SIEM: The Quickening Begins

Though unlike Highlander, I hope that in the end there can be more than one. SIEM is NOT dead, but if High-Tower’s recent announcement is any indication it certainly will become a thinner herd in the very near future.

How many vendors have both viable solutions and can realistically survive in SIEM and/or Log Management for the long-term? ArcSight, RSA EnVision, NetForensics, Q1 Labs, CA, NetIQ, Symantec, eIQNetworks, Splunk, Cisco, IBM, Nitro Security, TriGeo, Tenable, Log Logic, LogRhythm, Intellitactics, Sensage, Exaprotect, Alertlogic, Checkpoint, Novell and IBM. Not to mention MSSP specific solutions or vendors I may have missed.

A few years ago there was a period of acquisitions / consolidation (Cyber Wolf, E-Security, Micromuse/GuardedNet) but if this article from socaltech.com is correct than this is the first outright collapse from a SIEM product company that I can think of off the top of my head. High Tower had reinvented itself over the past 18 months from the ground up. They had some very dedicated and talented folks on staff. When they rebuilt CINXI they had a simple but relatively effective tool for the SMB marketplace. Most importantly to me they always seemed passionate about making life better for their customers. That moves me to another train of thought....

SIEM: Time to re-focus?
In my mind that “passion” for customer success is what the SIEM market sorely needs again. The main focus of many vendors has turned to targeting smaller companies and/or providing specifically branded solutions striving to solve all the world’s problems related to PCI, etc.
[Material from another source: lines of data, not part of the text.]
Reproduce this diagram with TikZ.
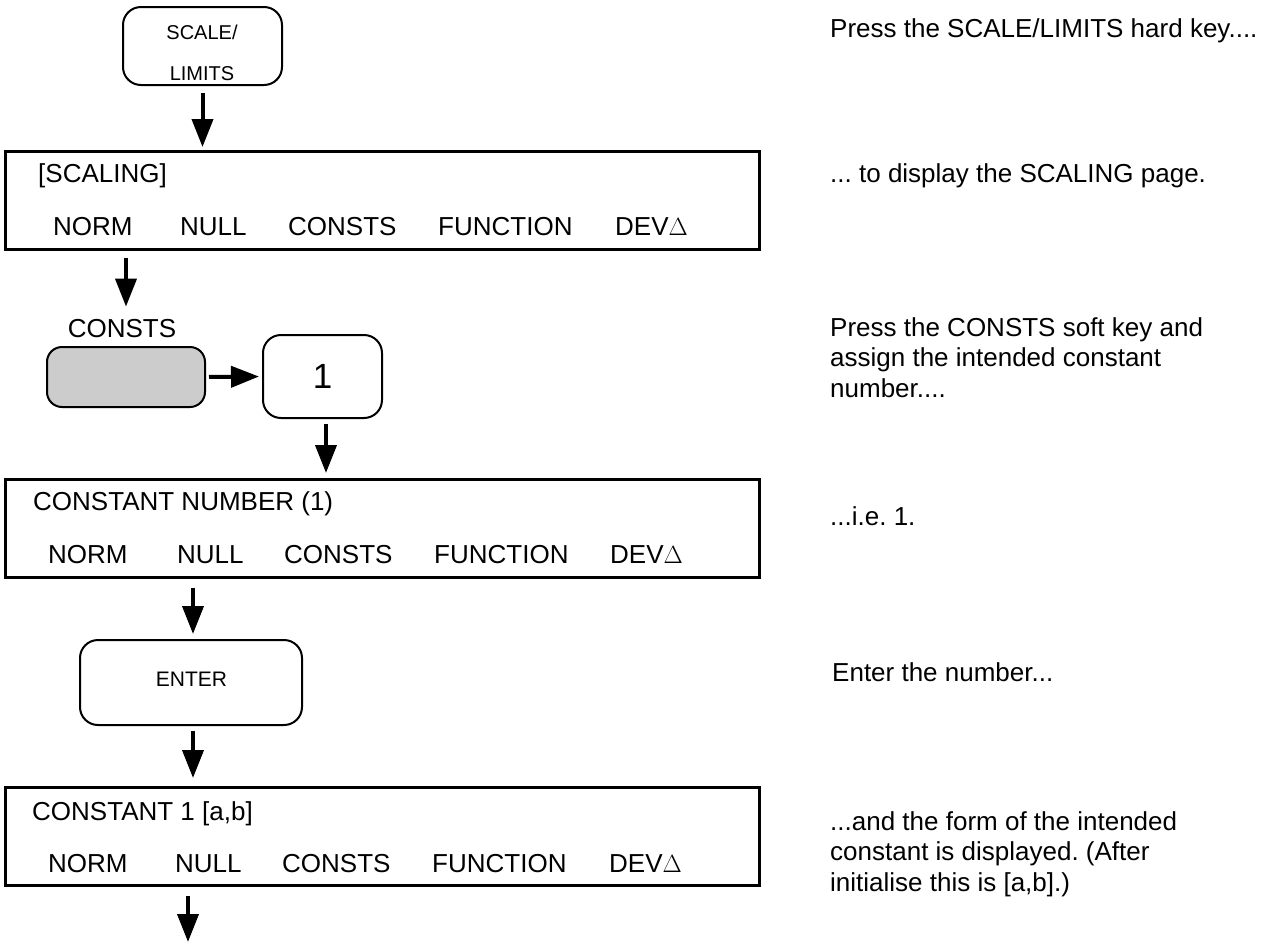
\documentclass[tikz,border=0pt]{standalone}
\usepackage{fontspec}
\setmainfont{Liberation Sans}
\usetikzlibrary{arrows.meta}
\definecolor{keygray}{RGB}{204,204,204}
\frenchspacing
\begin{document}
\begin{tikzpicture}[x=1pt,y=-1pt,
  key/.style={draw,line width=2pt,rounded corners=18pt,inner sep=0pt},
  disp/.style={draw,line width=2.5pt,inner sep=0pt,anchor=north west,minimum width=754pt,minimum height=98pt},
  big/.style={font=\fontsize{26}{30.5}\selectfont,inner sep=0pt},
  small/.style={font=\fontsize{20}{24}\selectfont,inner sep=0pt},
  word/.style={big,anchor=base west},
  note/.style={big,anchor=north west,align=left},
  arr/.style={line width=4pt,-{Triangle[width=21pt,length=28pt]}},
]
\useasboundingbox (0,0) rectangle (1287,943);

% SCALE/LIMITS hard key
\node[key,minimum width=159pt,minimum height=78pt] (sl) at (202.5,46) {};
\node[small,anchor=base] (slA) at (202,39) {SCALE/};
\node[small,anchor=base] (slB) at (202,80) {LIMITS};

% SCALING display
\node[disp] (d1) at (4,150) {};
\node[word] (d1h) at (38,182) {[SCALING]};
\node[word] (d1a) at (53,235) {NORM};
\node[word] (d1b) at (180,235) {NULL};
\node[word] (d1c) at (288,235) {CONSTS};
\node[word] (d1d) at (438,235) {FUNCTION};
\node[word] (d1e) at (615,235) {DEV$\Delta$};

% CONSTS soft key and number key
\node[big,anchor=base] (cl) at (122,337) {CONSTS};
\node[key,fill=keygray,rounded corners=15pt,minimum width=158pt,minimum height=60pt] (gk) at (126,377) {};
\node[key,minimum width=119pt,minimum height=83pt,font=\fontsize{35}{40}\selectfont] (one) at (322.5,376.5) {1};

% CONSTANT NUMBER display
\node[disp] (d2) at (4,478) {};
\node[word] (d2h) at (33,510) {CONSTANT NUMBER (1)};
\node[word] (d2a) at (48,563) {NORM};
\node[word] (d2b) at (177,563) {NULL};
\node[word] (d2c) at (284,563) {CONSTS};
\node[word] (d2d) at (434,563) {FUNCTION};
\node[word] (d2e) at (610,563) {DEV$\Delta$};

% ENTER key
\node[key,minimum width=222pt,minimum height=85pt] (en) at (191,682.5) {};
\node[small,font=\fontsize{21}{24}\selectfont,anchor=base] (enT) at (191.5,686) {ENTER};

% CONSTANT 1 display
\node[disp] (d3) at (4,786) {};
\node[word] (d3h) at (32,820) {CONSTANT 1 [a,b]};
\node[word] (d3a) at (48,872) {NORM};
\node[word] (d3b) at (175,872) {NULL};
\node[word] (d3c) at (282,872) {CONSTS};
\node[word] (d3d) at (432,872) {FUNCTION};
\node[word] (d3e) at (609,872) {DEV$\Delta$};
\coordinate (fin) at (188,942);

% connectors
\draw[arr] ([yshift=-7pt]sl.south) -- ([yshift=3pt]sl.south |- d1.north);
\draw[arr] ([yshift=-7pt]d1.south -| gk.north) -- ([yshift=12pt]gk.north |- cl.north);
\draw[arr,shorten <=3pt,shorten >=3pt] (gk.east) -- (one.west);
\draw[arr] ([xshift=3.5pt,yshift=-5pt]one.south) -- ([xshift=3.5pt,yshift=5pt]one.south |- d2.north);
\draw[arr] ([xshift=2pt,yshift=-9pt]d2.south -| en.north) -- ([xshift=2pt,yshift=5pt]en.north);
\draw[arr] ([xshift=2pt,yshift=-5pt]en.south) -- ([xshift=2pt,yshift=8pt]en.south |- d3.north);
\draw[arr] ([yshift=-9pt]d3.south -| fin) -- (fin);

% explanations
\node[big,anchor=base west] (t1) at (830,37) {Press the SCALE/LIMITS hard key....};
\node[big,anchor=base west] (t2) at (830,182) {... to display the SCALING page.};
\node[note] (t3) at (830,317) {Press the CONSTS soft key and\\assign the intended constant\\number....};
\node[big,anchor=base west] (t4) at (830,525) {...i.e. 1.};
\node[big,anchor=base west] (t5) at (832,681) {Enter the number...};
\node[note] (t6) at (830,811) {...and the form of the intended\\constant is displayed. (After\\initialise this is [a,b].)};
\end{tikzpicture}
\end{document}
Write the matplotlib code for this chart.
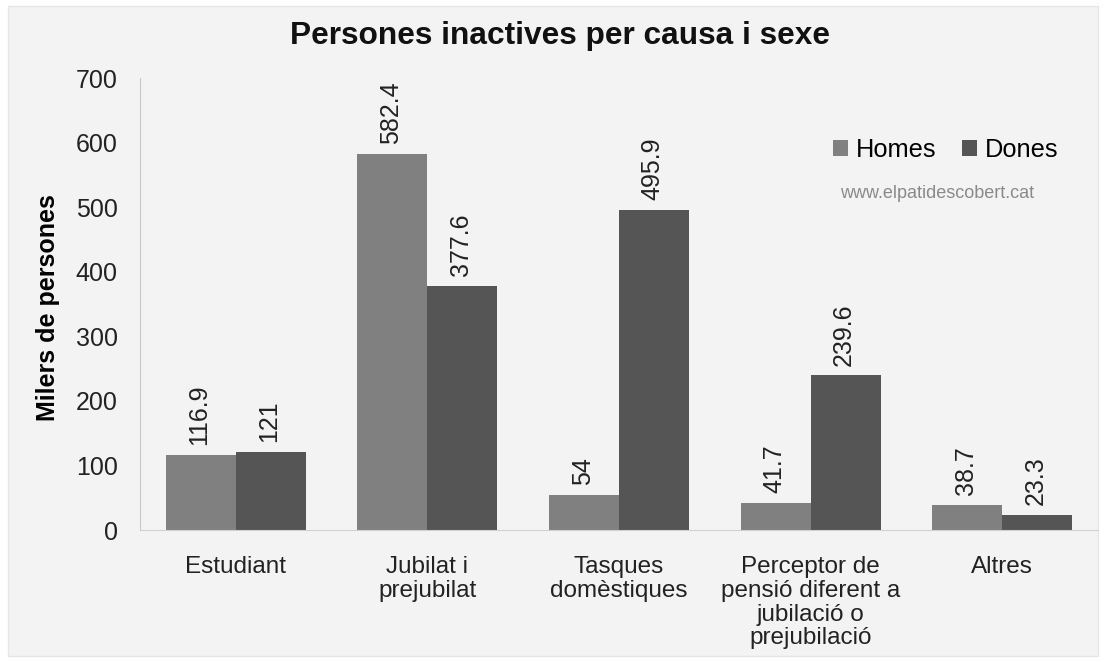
import matplotlib
matplotlib.use("Agg")
import matplotlib.pyplot as plt
import numpy as np
from matplotlib.patches import Rectangle

categories = ["Estudiant", "Jubilat i\nprejubilat", "Tasques\ndomèstiques",
              "Perceptor de\npensió diferent a\njubilació o\nprejubilació", "Altres"]
homes = [116.9, 582.4, 54, 41.7, 38.7]
dones = [121, 377.6, 495.9, 239.6, 23.3]
homes_labels = ["116.9", "582.4", "54", "41.7", "38.7"]
dones_labels = ["121", "377.6", "495.9", "239.6", "23.3"]
yticks = [0, 100, 200, 300, 400, 500, 600, 700]

plt.rcParams['font.family'] = ['Liberation Sans', 'DejaVu Sans']

fig = plt.figure(figsize=(11.04, 6.62), dpi=100)
fig.patch.set_facecolor('white')
bg = Rectangle((8 / 1104, 6 / 662), 1090 / 1104, 650 / 662, transform=fig.transFigure,
               facecolor='#f3f3f3', edgecolor='#e6e6e6', lw=1, zorder=-10)
fig.patches.append(bg)

ax = fig.add_axes([140 / 1104, 132 / 662, 958 / 1104, 452 / 662])
ax.set_facecolor('none')
ax.set_zorder(1)

x = np.arange(len(categories))
w = 0.365
c_h = '#808080'
c_d = '#555555'
b1 = ax.bar(x - w / 2, homes, w, color=c_h, label='Homes')
b2 = ax.bar(x + w / 2, dones, w, color=c_d, label='Dones')

for xi, v, t in zip(x - w / 2, homes, homes_labels):
    ax.annotate(t, (xi, v), xytext=(-1, 7), textcoords='offset points', rotation=90,
                ha='center', va='bottom', fontsize=18, color='#222222')
for xi, v, t in zip(x + w / 2, dones, dones_labels):
    ax.annotate(t, (xi, v), xytext=(-1, 7), textcoords='offset points', rotation=90,
                ha='center', va='bottom', fontsize=18, color='#222222')

ax.set_xlim(-0.5, len(categories) - 0.5)
ax.set_ylim(0, 700)
ax.set_yticks(yticks)
ax.set_yticklabels([str(t) for t in yticks], fontsize=18, color='#222222')
ax.set_xticks(x)
ax.set_xticklabels(categories, fontsize=17.5, color='#222222', linespacing=1.1)
ax.tick_params(axis='both', length=0)
ax.tick_params(axis='y', pad=16)
ax.tick_params(axis='x', pad=19)
for s in ['top', 'right']:
    ax.spines[s].set_visible(False)
ax.spines['left'].set_color('#c8c8c8')
ax.spines['bottom'].set_color('#d0d0d0')

ax.set_ylabel('Milers de persones', fontsize=18, fontweight='bold')
ax.yaxis.set_label_coords(-0.083, 0.493)
fig.text(0.507, 0.946, 'Persones inactives per causa i sexe', ha='center', va='center',
         fontsize=22.8, fontweight='bold', color='#111111')

leg = ax.legend(loc='center left', bbox_to_anchor=(833 / 1104, 1 - 150 / 662),
                bbox_transform=fig.transFigure, ncol=2, frameon=False,
                fontsize=18.3, handlelength=0.6, handleheight=0.6, handletextpad=0.3,
                columnspacing=1.0, borderpad=0, borderaxespad=0)
fig.text(937 / 1104, 1 - 193 / 662, 'www.elpatidescobert.cat', ha='center', va='center',
         fontsize=13, color='#8a8a8a')

fig.savefig('out.png', dpi=100, facecolor=fig.get_facecolor())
It seems to me that the magic SIEM once had, has been lost. The “magic” was the partnership that existed between the vendor and the customer where the entire vendor organization pushed relentlessly for customer success! The vendor would sit with the customer and pull use-cases (teeth) from the customer. Then together they would develop customized solutions to those defined problemsets. The initial process might take weeks or even months to accomplish because it is a learning effort for the customer but the level of trust, understanding, collaboration and overall value to the entire security team is tangible. Thinking through how to define the necessary data elements, ensure time sync is in place, obtain and centralize the data, refine analysis processes, enact acl’s, create reports and facilitate actions is a difficult but crucial element to ensuring your can effectively monitor and identify incidents on your network.

What needs to happen?
The vendors need to make the products easier right from the start and work constantly to add value to the overall solution. We need to help the customer understand the value of the event sources they have in place today and which event sources add value in conjunction with current/planned event sources. What information can remain in the log management solution and what is best feed to the SIEM? What are common problemsets/solutions and how can they be enhanced/updated more frequently? We need to collaborate better and level the playing field for the “good guys” for a change.

SIEM has significant value:
Implementing a SIEM correctly forces you to look at and specifically address all of these issues mentioned earlier. SIEM also provides benefits including enterprise-wide changes in enterprise visibility, log standards, time sync, IT and business unit collaboration, reporting and overall security posture. It certainly doesn’t hurt that the efficiency and overall effectiveness of your security team greatly enhanced by having a good process, comprehensive enterprise visibility, the right tools and trained professionals!

Summary:

  • There are a ton of Log Management and SIEM vendors and the smaller ones will continue to be bought or fail through the next 12-18 months.
  • The Log Management and/or SIEM solutions you put in place need to be driven by real world and well defined problem-sets and you do need to worry about long term viability of the company, many won’t exist this time next year.
  • Both Log Management and SIEM are tools that fit into an overall process within your organization and the entire process needs love to be successful!